The International Prospective Register of Systematic Reviews, better known as PROSPERO, is an open access online database of systematic review protocols on a wide range of topics. While it was initially restricted to medicine, as of 2021[update], it also accepts protocols in criminology, social care, education and international development, as long as there is a health-related outcome. Researchers can choose to have their reviews prospectively registered with PROSPERO. The database is produced by the Centre for Reviews and Dissemination at the University of York in England, and it is funded by the National Institute for Health Research.[1] Registration of systematic reviews in the database has been supported by PLoS Medicine,[2] BioMed Central, the EQUATOR Network, and BMJ editor-in-chief Fiona Godlee, among others.[1]

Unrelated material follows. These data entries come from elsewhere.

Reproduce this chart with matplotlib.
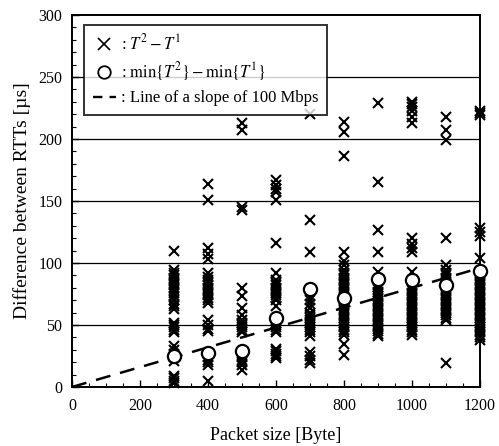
import matplotlib
matplotlib.use("Agg")
import matplotlib.pyplot as plt
from matplotlib.lines import Line2D

plt.rcParams["font.family"] = ["Liberation Serif", "DejaVu Serif"]
plt.rcParams["mathtext.fontset"] = "stix"

# RTT differences T2 - T1 per packet size [us]
sizes = [300, 400, 500, 600, 700, 800, 900, 1000, 1100, 1200]
diff_300 = [110, 94, 92, 90, 88, 86, 84, 82, 80, 78, 76, 73, 70, 67, 65, 63,
            52, 50, 48, 46, 44, 33, 30, 27, 24, 21, 9, 7, 5, 3]
diff_400 = [164, 151, 112, 107, 103, 92, 89, 86, 84, 82, 80, 78, 76, 74, 72,
            70, 68, 54, 50, 47, 45, 24, 22, 20, 18, 5]
diff_500 = [213, 207, 145, 143, 80, 73, 64, 58, 54, 52, 50, 48, 46, 44,
            26, 24, 22, 20, 18, 14]
diff_600 = [167, 163, 160, 157, 151, 116, 92, 86, 84, 82, 80, 78, 76, 74, 72,
            70, 65, 54, 52, 50, 48, 46, 44, 31, 29, 27, 25, 23]
diff_700 = [220, 135, 109, 73, 70, 67, 64, 60, 58, 56, 54, 52, 50, 48, 46,
            44, 41, 28, 25, 22, 19]
diff_800 = [214, 206, 186, 109, 102, 98, 94, 92, 90, 88, 86, 84, 82, 80, 78,
            76, 74, 72, 70, 68, 66, 64, 62, 60, 58, 56, 54, 52, 50, 48, 46,
            44, 42, 35, 26]
diff_900 = [229, 165, 127, 109, 93, 83, 81, 79, 77, 75, 73, 71, 69, 67, 65,
            63, 61, 59, 57, 55, 53, 51, 49, 47, 45, 43, 41]
diff_1000 = [230, 228, 226, 223, 218, 213, 120, 115, 112, 109, 93, 82, 80, 78,
             76, 74, 72, 70, 68, 66, 64, 62, 60, 58, 56, 54, 52, 50, 48, 46,
             44, 42]
diff_1100 = [218, 207, 199, 120, 98, 94, 92, 90, 88, 86, 84, 82, 80, 78, 76,
             74, 72, 70, 68, 66, 64, 62, 60, 58, 56, 54, 19]
diff_1200 = [223, 221, 219, 128, 125, 122, 104, 92, 90, 88, 86, 84, 82, 80, 78,
             76, 74, 72, 70, 68, 66, 64, 62, 60, 58, 56, 54, 52, 50, 48, 46,
             44, 42, 40, 38]
all_diffs = [diff_300, diff_400, diff_500, diff_600, diff_700, diff_800,
             diff_900, diff_1000, diff_1100, diff_1200]

# min{T2} - min{T1}
min_diff = [25, 27.5, 29, 56, 79, 72, 87.5, 86, 82, 93.8]

# reference line: 100 Mbps -> 8 bits / 100 Mbps = 0.08 us per byte
rate_mbps = 100
line_x = [0, 1200]

fig = plt.figure(figsize=(4.99, 4.46), dpi=100)
ax = fig.add_axes([0.1443, 0.1323, 0.8176, 0.834])

for y in [50, 100, 150, 200, 250]:
    ax.axhline(y, color="black", lw=0.9, zorder=1)

for s, d in zip(sizes, all_diffs):
    ax.plot([s] * len(d), d, "x", color="black", ms=7, mew=1.5,
            clip_on=False, zorder=3)

slope = 8 / rate_mbps
ax.plot(line_x, [slope * v for v in line_x], color="black", lw=1.8,
        dashes=(6, 4), zorder=4)

ax.plot(sizes, min_diff, "o", ms=9.5, mfc="white", mec="black", mew=1.6,
        clip_on=False, zorder=5)

ax.set_xlim(0, 1200)
ax.set_ylim(0, 300)
ax.set_xticks(range(0, 1201, 200))
ax.set_xticks(range(0, 1201, 50), minor=True)
ax.set_yticks(range(0, 301, 50))
ax.set_yticks(range(0, 301, 10), minor=True)
ax.tick_params(direction="in", labelsize=11.5, length=5, width=1,
               top=False, right=False)
ax.tick_params(which="minor", direction="in", length=3, width=0.8,
               top=False, right=False)
ax.tick_params(axis="x", pad=8)
ax.tick_params(axis="y", pad=7)
for sp in ax.spines.values():
    sp.set_linewidth(1.4)

ax.set_xlabel("Packet size [Byte]", fontsize=13, labelpad=9)
ax.set_ylabel("Difference between RTTs [\u00b5s]", fontsize=14, labelpad=5)

handles = [
    Line2D([], [], ls="none", marker="x", color="black", ms=8, mew=1.2),
    Line2D([], [], ls="none", marker="o", mfc="white", mec="black", ms=9, mew=1.3),
    Line2D([], [], color="black", lw=1.7, dashes=(4, 3)),
]
labels = [
    ": $T^2 - T^1$",
    ": $\\mathrm{min}\\{T^2\\} - \\mathrm{min}\\{T^1\\}$",
    ": Line of a slope of 100 Mbps",
]
leg = ax.legend(handles, labels, loc="upper left", bbox_to_anchor=(0.03, 0.973),
                fontsize=12, frameon=True, fancybox=False, edgecolor="black",
                handlelength=1.4, handletextpad=0.3, borderpad=0.5,
                labelspacing=0.42, borderaxespad=0)
leg.get_frame().set_linewidth(1.4)
leg.set_zorder(10)

fig.savefig("out.png", dpi=100)
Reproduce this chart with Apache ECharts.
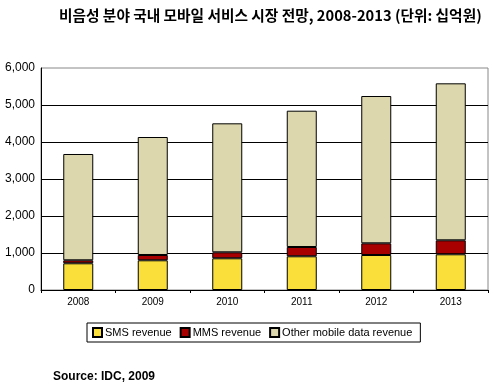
<!DOCTYPE html>
<html><head><meta charset="utf-8">
<script src="https://cdn.jsdelivr.net/npm/echarts@6/dist/echarts.min.js"></script>
<style>html,body{margin:0;padding:0;background:#fff}#c{width:496px;height:389px}</style>
</head><body><div id="c"></div>
<script>
var categories = ['2008','2009','2010','2011','2012','2013'];
var smsRevenue = [722, 803, 857, 911, 946, 965];
var mmsRevenue = [81, 143, 162, 251, 316, 378];
var otherRevenue = [2873, 3189, 3486, 3684, 3981, 4243];
var seriesNames = ['SMS revenue', 'MMS revenue', 'Other mobile data revenue'];
var titleText = '비음성 분야 국내 모바일 서비스 시장 전망, 2008-2013 (단위: 십억원)';
var sourceText = 'Source: IDC, 2009';

var chart = echarts.init(document.getElementById('c'), null, {renderer:'canvas'});
var base = {type:'bar', stack:'total', barWidth:30};
chart.setOption({
  animation:false,
  title:[
    {text:titleText, left:59, top:8, padding:0,
     textStyle:{fontFamily:'Noto Sans CJK KR', fontWeight:'bold', fontSize:14.7, color:'#000'}},
    {text:sourceText, left:48, top:366,
     textStyle:{fontFamily:'Liberation Sans, Arial', fontWeight:'bold', fontSize:12, color:'#000'}}
  ],
  legend:{
    left:87, top:323, orient:'horizontal',
    borderColor:'#000', borderWidth:1, padding:[4,8,4,5],
    itemWidth:9, itemHeight:9, itemGap:8, icon:'rect',
    textStyle:{fontFamily:'Liberation Sans, Arial', fontSize:11, color:'#000', padding:[0,0,0,-2]},
    data:seriesNames
  },
  grid:{left:41, top:68, right:8, bottom:99, show:true, borderColor:'#888', borderWidth:1},
  xAxis:{
    type:'category', data:categories,
    axisLine:{lineStyle:{color:'#000', width:1}},
    axisTick:{show:true, interval:0, alignWithLabel:false, length:3, lineStyle:{color:'#000'}},
    axisLabel:{fontFamily:'Liberation Sans, Arial', fontSize:10, color:'#000', margin:7}
  },
  yAxis:{
    type:'value', min:0, max:6000, interval:1000,
    axisLine:{show:true, lineStyle:{color:'#000', width:1}},
    axisTick:{show:false},
    axisLabel:{fontFamily:'Liberation Sans, Arial', fontSize:12, color:'#000', margin:6,
      formatter:function(v){return v.toLocaleString('en-US');}},
    splitLine:{show:true, showMaxLine:false, lineStyle:{color:'#000', width:1}}
  },
  series:[
    Object.assign({}, base, {name:seriesNames[0], data:smsRevenue, itemStyle:{color:'#FADF3A', borderColor:'#000', borderWidth:1}}),
    Object.assign({}, base, {name:seriesNames[1], data:mmsRevenue, itemStyle:{color:'#A80000', borderColor:'#000', borderWidth:1}}),
    Object.assign({}, base, {name:seriesNames[2], data:otherRevenue, itemStyle:{color:'#DDD7AD', borderColor:'#000', borderWidth:1}})
  ]
});
</script></body></html>
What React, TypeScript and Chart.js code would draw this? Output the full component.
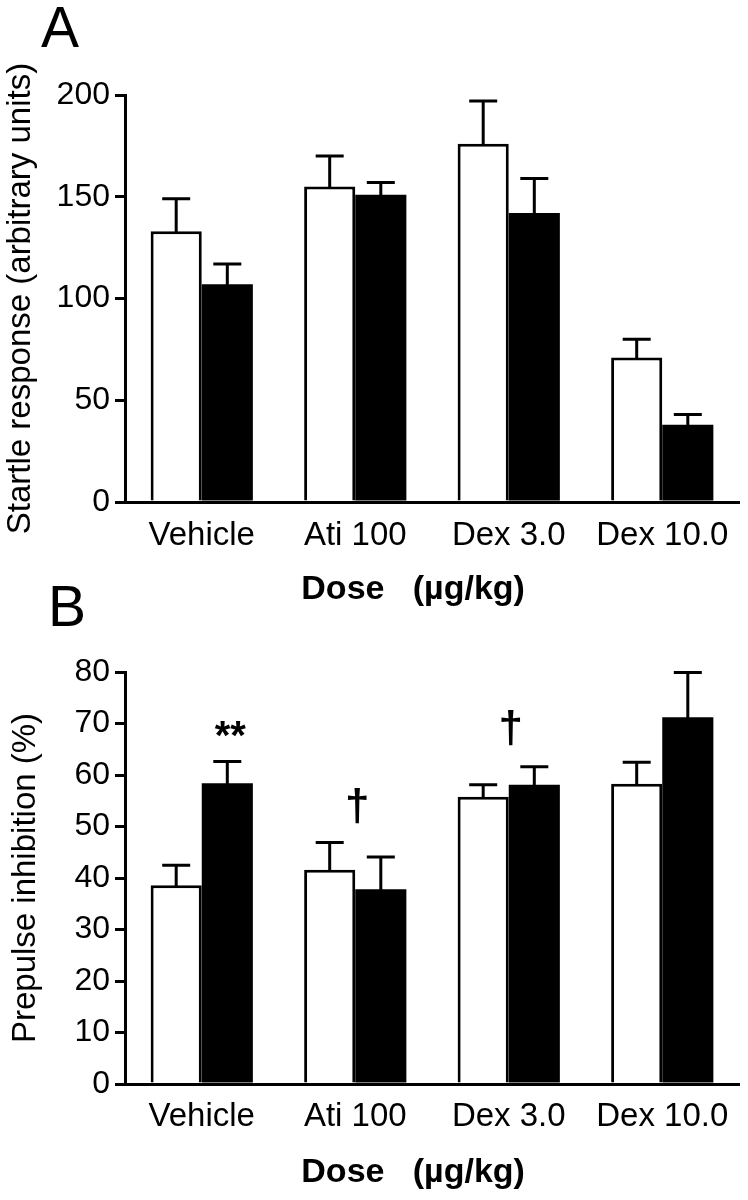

After the PRISMA statement was published in 2010, the University of York responded to its recommendation for prospective systematic review registration by beginning development of an online database of systematic reviews. The resulting PROSPERO database was launched in February 2011 by Frederick Curzon, 7th Earl Howe, the Parliamentary Under-Secretary of State for Health. It was simultaneously launched at a Vancouver, Canada meeting organized by the Canadian Institutes of Health Research that month. By October 2011, the database included 200 records of systematic reviews that were being conducted at the time.[3] In October 2013, the Cochrane Collaboration began automatically including protocols of its systematic reviews in PROSPERO.[4] By October 10, 2017, the number of registered reviews in the database had increased to 26,535.[5] As of February 27, 2021, there were 106,828 registration records on the platform.[6]
In 2017, concern was raised that some protocols in PROSPERO could be "zombie reviews" for which the protocol had been registered, but its record in the database had not been updated to indicate that it had been completed. Andrade et al. showed that only 7% of all reviews registered in PROSPERO from 2011 to 2015 had since been marked as "completed". These authors suggested that many of these reviews were either abandoned, meaning they had not been completed or published, or, if they had been completed, had not had their PROSPERO record updated to reflect this.[7] Sideri et al. (2018) showed that orthodontics-related systematic reviews that were registered in PROSPERO were on average of higher methodological quality than those not so registered.[8] Proportion of registration in systems other than PROSPERO in the systematic review protocol is 1% from 2011 to 2020.[9]